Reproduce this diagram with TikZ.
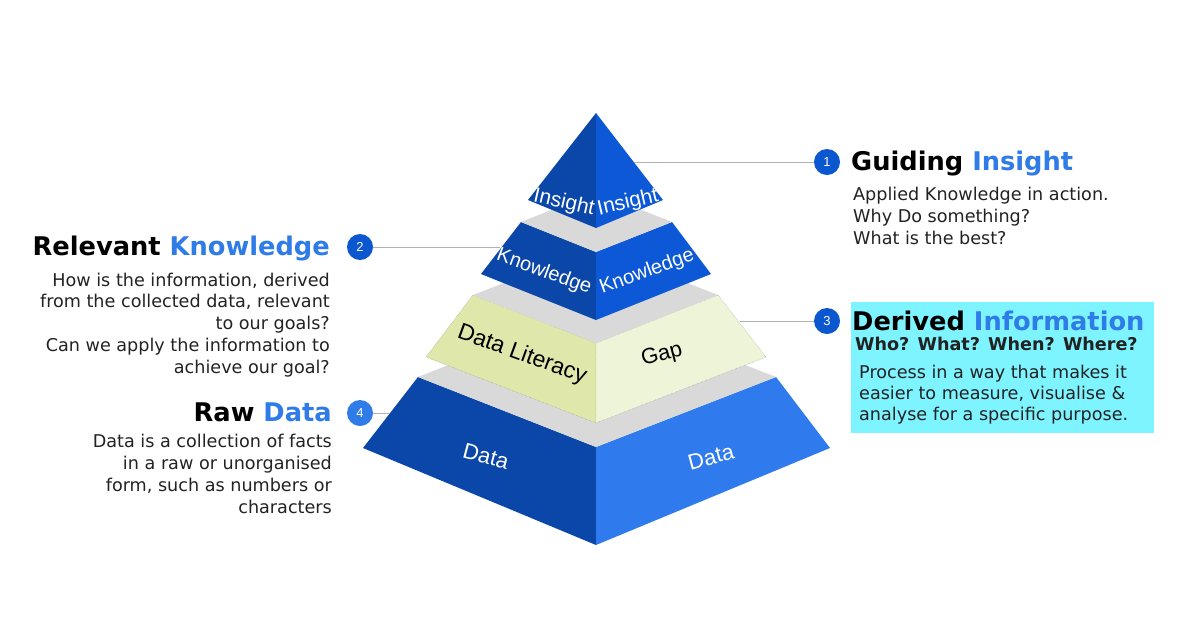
\documentclass[tikz,border=0pt]{standalone}
\usepackage{fontspec}
\setmainfont{DejaVu Sans}
\newfontfamily\facefont{Liberation Sans}

\definecolor{faceDark}{HTML}{0A47A8}
\definecolor{faceMid}{HTML}{0C58D6}
\definecolor{faceLight}{HTML}{2F7BEE}
\definecolor{litLeft}{HTML}{DFE7AA}
\definecolor{litRight}{HTML}{EEF4D8}
\definecolor{topGray}{HTML}{D9D9D9}
\definecolor{accentBlue}{HTML}{2F7BE8}
\definecolor{badgeBlue}{HTML}{0B57D0}
\definecolor{infoCyan}{HTML}{7DF4FF}
\definecolor{bodyGray}{HTML}{222222}

\tikzset{
	badge/.style={circle, fill=badgeBlue, text=white, minimum size=26pt, inner sep=0pt,
		font=\fontsize{13}{13}\selectfont\facefont},
	leader/.style={draw=black!30, line width=0.7pt},
	facelabel/.style={text=white, inner sep=0pt, font=\fontsize{20}{20}\selectfont\facefont},
	heading/.style={inner sep=0pt, font=\fontsize{25.7}{25.7}\selectfont\bfseries},
	bodytext/.style={inner sep=0pt, text=bodyGray, font=\fontsize{17.6}{21.7}\selectfont}
}

\begin{document}
\begin{tikzpicture}[x=1pt,y=-1pt]
	\useasboundingbox (0,0) rectangle (1200,630);
	
	% ---- Data tier ----
	\fill[faceDark] (363,448) -- (418,377) -- (596,447) -- (596,545) -- cycle;
	\fill[faceLight] (596,447) -- (776,377) -- (830,448) -- (596,545) -- cycle;
	\fill[topGray] (418,377) -- (596,307) -- (776,377) -- (596,447) -- cycle;
	
	% ---- Data Literacy tier ----
	\filldraw[fill=litLeft, draw=black!45, densely dotted, line width=0.4pt]
		(426,357) -- (473,295) -- (596,343) -- (596,423) -- cycle;
	\filldraw[fill=litRight, draw=black!45, densely dotted, line width=0.4pt]
		(596,343) -- (718,295) -- (766,357) -- (596,423) -- cycle;
	\fill[topGray] (473,295) -- (596,247) -- (718,295) -- (596,343) -- cycle;
	
	% ---- Knowledge tier ----
	\fill[faceDark] (481,274) -- (521,222) -- (596,252) -- (596,320) -- cycle;
	\fill[faceMid] (596,252) -- (672,222) -- (711,274) -- (596,320) -- cycle;
	\fill[topGray] (521,222) -- (596,192) -- (672,222) -- (596,252) -- cycle;
	
	% ---- Insight tier ----
	\fill[faceDark] (596,113) -- (528,200) -- (596,228) -- cycle;
	\fill[faceMid] (596,113) -- (663,200) -- (596,228) -- cycle;
	
	% ---- Face labels ----
	\node[facelabel, font=\fontsize{21}{21}\selectfont\facefont, rotate=-13] (insL) at (564,203) {Insight};
	\node[facelabel, font=\fontsize{21}{21}\selectfont\facefont, rotate=13] (insR) at (628,203) {Insight};
	\node[facelabel, rotate=-20] (knoL) at (544,272) {Knowledge};
	\node[facelabel, rotate=20] (knoR) at (647,272) {Knowledge};
	\node[facelabel, text=black, font=\fontsize{23}{23}\selectfont\facefont, rotate=-20] (litL) at (522,355) {Data Literacy};
	\node[facelabel, text=black, font=\fontsize{22}{22}\selectfont\facefont, rotate=15] (litR) at (662,355) {Gap};
	\node[facelabel, font=\fontsize{22}{22}\selectfont\facefont, rotate=-15] (datL) at (486,456) {Data};
	\node[facelabel, font=\fontsize{22}{22}\selectfont\facefont, rotate=15] (datR) at (711,457) {Data};
	
	% ---- Badges and leaders ----
	\coordinate (p1) at (634,162);
	\coordinate (p2) at (500,247);
	\coordinate (p3) at (740,321);
	\coordinate (p4) at (390,413);
	\node[badge] (b1) at (827,162) {1};
	\node[badge] (b2) at (360,247) {2};
	\node[badge] (b3) at (827,321) {3};
	\node[badge, fill=accentBlue] (b4) at (360,413) {4};
	\draw[leader] (b1) -- (p1);
	\draw[leader] (b2) -- (p2);
	\draw[leader] (b3) -- (p3);
	\draw[leader] (b4) -- (p4);
	
	% ---- Guiding Insight ----
	\node[heading, anchor=base west] (t1) at (851,170) {Guiding \textcolor{accentBlue}{Insight}};
	\node[bodytext, anchor=base west, align=left] (d1) at (853,244)
		{Applied Knowledge in action.\\Why Do something?\\What is the best?};
	
	% ---- Relevant Knowledge ----
	\node[heading, anchor=base east] (t2) at (330,255) {Relevant \textcolor{accentBlue}{Knowledge}};
	\node[bodytext, anchor=base east, align=right] (d2) at (330,373)
		{How is the information, derived\\from the collected data, relevant\\to our goals?\\Can we apply the information to\\achieve our goal?};
	
	% ---- Derived Information ----
	\fill[infoCyan] (851,302) rectangle (1154,433);
	\node[heading, anchor=base west] (t3) at (852,330) {Derived \textcolor{accentBlue}{Information}};
	\node[inner sep=0pt, anchor=base west, text=bodyGray, font=\fontsize{17.6}{17.6}\selectfont\bfseries] (q3) at (855,350)
		{Who? What? When? Where?};
	\node[bodytext, anchor=base west, align=left, font=\fontsize{17.6}{21}\selectfont] (d3) at (859,420)
		{Process in a way that makes it\\easier to measure, visualise \&\\analyse for a specific purpose.};
	
	% ---- Raw Data ----
	\node[heading, anchor=base east] (t4) at (332,421) {Raw \textcolor{accentBlue}{Data}};
	\node[bodytext, anchor=base east, align=right] (d4) at (332,513)
		{Data is a collection of facts\\in a raw or unorganised\\form, such as numbers or\\characters};
	
\end{tikzpicture}
\end{document}
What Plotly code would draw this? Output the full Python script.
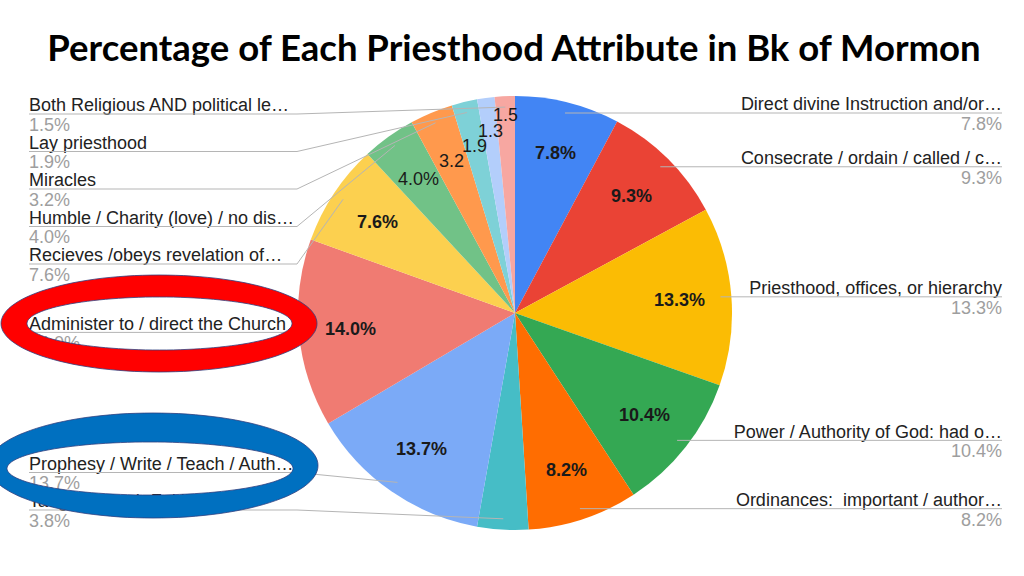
import numpy as np
import plotly.graph_objects as go

# slices, clockwise from 12 o'clock
labels = [
    "Direct divine Instruction and/or…",
    "Consecrate / ordain / called / c…",
    "Priesthood, offices, or hierarchy",
    "Power / Authority of God: had o…",
    "Ordinances:  important / author…",
    "Taught / Teach Faith in C…",
    "Prophesy / Write / Teach / Auth…",
    "Administer to / direct the Church",
    "Recieves /obeys revelation of…",
    "Humble / Charity (love) / no dis…",
    "Miracles",
    "Lay priesthood",
    "Other",
    "Both Religious AND political le…",
]
values = [7.8, 9.3, 13.3, 10.4, 8.2, 3.8, 13.7, 14.0, 7.6, 4.0, 3.2, 1.9, 1.3, 1.5]
colors = [
    "#4285F4", "#EA4335", "#FBBC04", "#34A853", "#FF6D01", "#46BDC6", "#7BAAF7",
    "#F07B72", "#FCD04F", "#71C287", "#FF994D", "#7ED1D7", "#B3CEFB", "#F7A7A1",
]
no_outside_label = ["Other"]
no_inside_label = ["Taught / Teach Faith in C…"]

title = "Percentage of Each Priesthood Attribute in Bk of Mormon"

W, H = 1024, 576
cx, cy, R = 515, 313, 217
FONT = "Liberation Sans, Arial, sans-serif"
FS = 18

v = np.array(values)
tot = v.sum()
mid = (np.cumsum(v) - v / 2) / tot * 2 * np.pi


def polar(r, a):
    return cx + r * np.sin(a), cy - r * np.cos(a)


fig = go.Figure()

fig.add_trace(go.Pie(
    labels=labels,
    values=values,
    sort=False,
    direction="clockwise",
    rotation=0,
    marker=dict(colors=colors, line=dict(width=0)),
    textinfo="none",
    domain=dict(x=[(cx - R) / W, (cx + R) / W], y=[1 - (cy + R) / H, 1 - (cy - R) / H]),
    showlegend=False,
))

# labels inside the slices; small ones step outwards so they don't collide
annotations = []
placed = []
prev_r = 0.76 * R
for i, lab in enumerate(labels):
    if lab in no_inside_label:
        continue
    val = values[i]
    txt = f"{val:.1f}%" if val >= 4 else f"{val:.1f}"
    w = 9.5 * len(txt)
    r_in = 0.76 * R if val >= 4 else max(0.76 * R, prev_r)
    while r_in < 0.95 * R:
        x, y = polar(r_in, mid[i])
        if all(abs(x - px) >= (w + pw) / 2 or abs(y - py) >= 15 for px, py, pw in placed):
            break
        r_in += 1
    prev_r = r_in
    placed.append((x, y, w))
    if val >= 5:
        txt = "<b>" + txt + "</b>"
    annotations.append(dict(
        x=x, y=y, xref="x", yref="y", text=txt, showarrow=False,
        font=dict(family=FONT, size=FS, color="#1a1a1a"),
        xanchor="center", yanchor="middle",
    ))

# outside labels with leader lines
shapes = []
ex, ey = polar(0.95 * R, mid)
left = [i for i in range(len(labels)) if np.sin(mid[i]) < 0 and labels[i] not in no_outside_label]
right = [i for i in range(len(labels)) if np.sin(mid[i]) >= 0 and labels[i] not in no_outside_label]

left.sort(key=lambda i: ey[i])
gap, top, bottom = 37.5, 114, 510
uy = {}
ys = [min(max(ey[i], top), bottom) for i in left]
for k in range(1, len(ys)):
    ys[k] = max(ys[k], ys[k - 1] + gap)
ys[-1] = min(ys[-1], bottom)
for k in range(len(ys) - 2, -1, -1):
    ys[k] = min(ys[k], ys[k + 1] - gap)
for i, y in zip(left, ys):
    uy[i] = y
for i in right:
    uy[i] = ey[i]

name_x, name_y, name_t, name_pos = [], [], [], []
pct_t = []
for i in left + right:
    y = uy[i]
    if i in left:
        name_x.append(29)
        name_pos.append("middle right")
        shapes.append(dict(
            type="path", xref="x", yref="y",
            path=f"M 29,{y:.1f} L 297,{y:.1f} L {ex[i]:.1f},{ey[i]:.1f}",
            line=dict(color="#b5b5b5", width=1),
        ))
    else:
        name_x.append(1002)
        name_pos.append("middle left")
        shapes.append(dict(
            type="line", xref="x", yref="y",
            x0=ex[i], y0=y, x1=1002, y1=y,
            line=dict(color="#b5b5b5", width=1),
        ))
    name_y.append(y)
    name_t.append(labels[i])
    pct_t.append(f"{values[i]:.1f}%")

name_y = np.array(name_y)
fig.add_trace(go.Scatter(
    x=name_x, y=name_y - 7.3, text=name_t, mode="text", textposition=name_pos,
    textfont=dict(family=FONT, size=FS, color="#222222"),
    hoverinfo="skip", showlegend=False,
))
fig.add_trace(go.Scatter(
    x=name_x, y=name_y + 12.4, text=pct_t, mode="text", textposition=name_pos,
    textfont=dict(family=FONT, size=FS, color="#9e9e9e"),
    hoverinfo="skip", showlegend=False,
))


# hand-drawn highlight rings
def ellipse(ecx, ecy, rx, ry, n=120):
    t = np.linspace(0, 2 * np.pi, n, endpoint=False)
    pts = [f"{ecx + rx * np.cos(a):.1f},{ecy + ry * np.sin(a):.1f}" for a in t]
    return "M " + " L ".join(pts) + " Z"


rings = [
    ((159, 323.5, 158, 48.5), (159.5, 323.5, 132.5, 26.5), "#FF0000"),
    ((153, 465.5, 165, 52.5), (150, 468.5, 143, 26.5), "#0070C0"),
]
for outer, inner, col in rings:
    shapes.append(dict(
        type="path", xref="x", yref="y",
        path=ellipse(*outer) + " " + ellipse(*inner),
        fillcolor=col, fillrule="evenodd",
        line=dict(color="#2F3F7F", width=0.8),
    ))

fig.update_layout(
    width=W, height=H,
    margin=dict(l=0, r=0, t=0, b=0),
    paper_bgcolor="white", plot_bgcolor="white",
    title=dict(
        text=f"<b>{title}</b>", x=514 / W, xanchor="center",
        y=1 - 48 / H, yanchor="middle",
        font=dict(family="Lato, Open Sans, sans-serif", size=36.5, color="#000000"),
    ),
    xaxis=dict(range=[0, W], visible=False, fixedrange=True, domain=[0, 1]),
    yaxis=dict(range=[H, 0], visible=False, fixedrange=True, domain=[0, 1]),
    shapes=shapes,
    annotations=annotations,
    showlegend=False,
)

# drop the browser's default page margin so the figure sits at the corner
fig.write_html(
    "out.html",
    config={"displayModeBar": False},
    post_script="document.body.style.margin='0';",
)
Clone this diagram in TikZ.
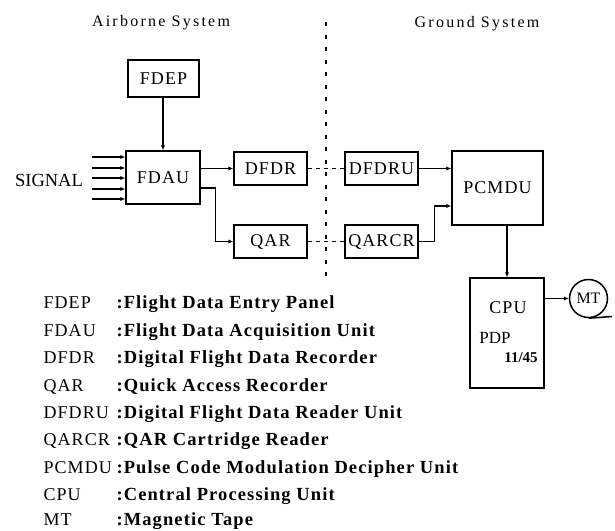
\documentclass[tikz,border=0pt]{standalone}
\usepackage{fontspec}
\setmainfont{Liberation Serif}
\usetikzlibrary{arrows.meta}
\begin{document}
\begin{tikzpicture}[x=1pt,y=-1pt,
  lbl/.style={font=\fontsize{18}{21}\selectfont\addfontfeature{LetterSpace=6}},
  box/.style={draw, line width=1.5pt, inner sep=0pt, lbl},
  conn/.style={line width=1.1pt, -{Latex[length=5pt,width=4.5pt]}},
  dashpat/.style={line width=1.1pt, dash pattern=on 4pt off 4pt},
  vline/.style={line width=1.3pt, dash pattern=on 4pt off 8.5pt},
  title/.style={font=\fontsize{16}{19}\selectfont\addfontfeature{LetterSpace=14}},
  abbr/.style={anchor=base west, font=\fontsize{18}{21}\selectfont\addfontfeature{LetterSpace=6}},
  desc/.style={anchor=base west, font=\fontsize{18.5}{21}\selectfont\bfseries\addfontfeature{LetterSpace=6}}
]
\useasboundingbox (0,0) rectangle (615,530);

% titles
\node[title] (air) at (161,23) {Airborne System};
\node[title] (gnd) at (477,24) {Ground System};

% dividing line
\coordinate (vtop) at (326,22);
\coordinate (vbot) at (326,283);
\draw[vline] (vtop) -- (vbot);

% boxes
\node[box, minimum width=71pt, minimum height=37pt] (fdep) at (163.5,78.5) {FDEP};
\node[box, minimum width=74pt, minimum height=53pt] (fdau) at (163,177.5) {FDAU};
\node[box, minimum width=73pt, minimum height=33pt] (dfdr) at (270.5,168.5) {DFDR};
\node[box, minimum width=73pt, minimum height=33pt] (qar) at (270.5,241.5) {QAR};
\node[box, minimum width=73pt, minimum height=33pt] (dfdru) at (381.5,168.5) {DFDRU};
\node[box, minimum width=73pt, minimum height=33pt] (qarcr) at (381.5,241.5) {QARCR};
\node[box, minimum width=91pt, minimum height=74pt] (pcmdu) at (497.5,188) {PCMDU};
\node[box, minimum width=74pt, minimum height=110pt] (cpu) at (507,333) {};
\node[lbl] (cpulab) at (508,308) {CPU};
\node[font=\fontsize{17}{20}\selectfont] (pdp) at (495,338) {PDP};
\node[font=\fontsize{15}{18}\selectfont\bfseries] (num) at (521,358) {11/45};
\node[draw, circle, line width=1.5pt, minimum size=38pt, inner sep=0pt, font=\fontsize{16}{19}\selectfont] (mt) at (588.5,298.5) {MT};
\coordinate (tape) at (612,316.5);
\draw[line width=1.5pt] (mt.south) -- (tape);

% signal
\node[font=\fontsize{18.5}{21}\selectfont] (sig) at (49,180) {SIGNAL};
\foreach \i/\yy in {1/157,2/168,3/178,4/189,5/199}{
  \coordinate (s\i) at (92,\yy);
  \draw[conn] (s\i) -- (s\i -| fdau.west);
}

% connectors
\draw[conn] (fdep.south -| fdau.north) -- (fdau.north);
\draw[conn] (fdau.east |- dfdr.west) -- (dfdr.west);
\draw[conn] ([yshift=-10.5pt]fdau.east) -| ([xshift=-18pt]qar.west) -- (qar.west);
\draw[dashpat] (dfdr.east) -- (dfdru.west);
\draw[dashpat] (qar.east) -- (qarcr.west);
\draw[conn] (dfdru.east) -- (dfdru.east -| pcmdu.west);
\draw[conn] (qarcr.east) -| ([xshift=-17pt,yshift=-18pt]pcmdu.west) -- ([yshift=-18pt]pcmdu.west);
\draw[conn] (cpu.north |- pcmdu.south) -- (cpu.north);
\draw[conn] (cpu.east |- mt.west) -- (mt.west);

% legend
\foreach \n/\a/\d/\yy in {
  1/FDEP/Flight Data Entry Panel/308.5,
  2/FDAU/Flight Data Acquisition Unit/336,
  3/DFDR/Digital Flight Data Recorder/363.5,
  4/QAR/Quick Access Recorder/391,
  5/DFDRU/Digital Flight Data Reader Unit/418,
  6/QARCR/QAR Cartridge Reader/445.5,
  7/PCMDU/Pulse Code Modulation Decipher Unit/473,
  8/CPU/Central Processing Unit/500.5,
  9/MT/Magnetic Tape/525.5}{
  \node[abbr] (la\n) at (40,\yy) {\a};
  \node[desc] (ld\n) at (113,\yy) {:\d};
}
\end{tikzpicture}
\end{document}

_ _ _ _

--- Exercise instructions ---
Leave out any pictures, please, and quote only the lines from the top of the data through the line that contains "(596,447) -- cycle;".

--- Exercise result ---
Reproduce this diagram with TikZ.
\documentclass[tikz,border=0pt]{standalone}
\usepackage{fontspec}
\setmainfont{DejaVu Sans}
\newfontfamily\facefont{Liberation Sans}

\definecolor{faceDark}{HTML}{0A47A8}
\definecolor{faceMid}{HTML}{0C58D6}
\definecolor{faceLight}{HTML}{2F7BEE}
\definecolor{litLeft}{HTML}{DFE7AA}
\definecolor{litRight}{HTML}{EEF4D8}
\definecolor{topGray}{HTML}{D9D9D9}
\definecolor{accentBlue}{HTML}{2F7BE8}
\definecolor{badgeBlue}{HTML}{0B57D0}
\definecolor{infoCyan}{HTML}{7DF4FF}
\definecolor{bodyGray}{HTML}{222222}

\tikzset{
	badge/.style={circle, fill=badgeBlue, text=white, minimum size=26pt, inner sep=0pt,
		font=\fontsize{13}{13}\selectfont\facefont},
	leader/.style={draw=black!30, line width=0.7pt},
	facelabel/.style={text=white, inner sep=0pt, font=\fontsize{20}{20}\selectfont\facefont},
	heading/.style={inner sep=0pt, font=\fontsize{25.7}{25.7}\selectfont\bfseries},
	bodytext/.style={inner sep=0pt, text=bodyGray, font=\fontsize{17.6}{21.7}\selectfont}
}

\begin{document}
\begin{tikzpicture}[x=1pt,y=-1pt]
	\useasboundingbox (0,0) rectangle (1200,630);
	
	% ---- Data tier ----
	\fill[faceDark] (363,448) -- (418,377) -- (596,447) -- (596,545) -- cycle;
	\fill[faceLight] (596,447) -- (776,377) -- (830,448) -- (596,545) -- cycle;
	\fill[topGray] (418,377) -- (596,307) -- (776,377) -- (596,447) -- cycle;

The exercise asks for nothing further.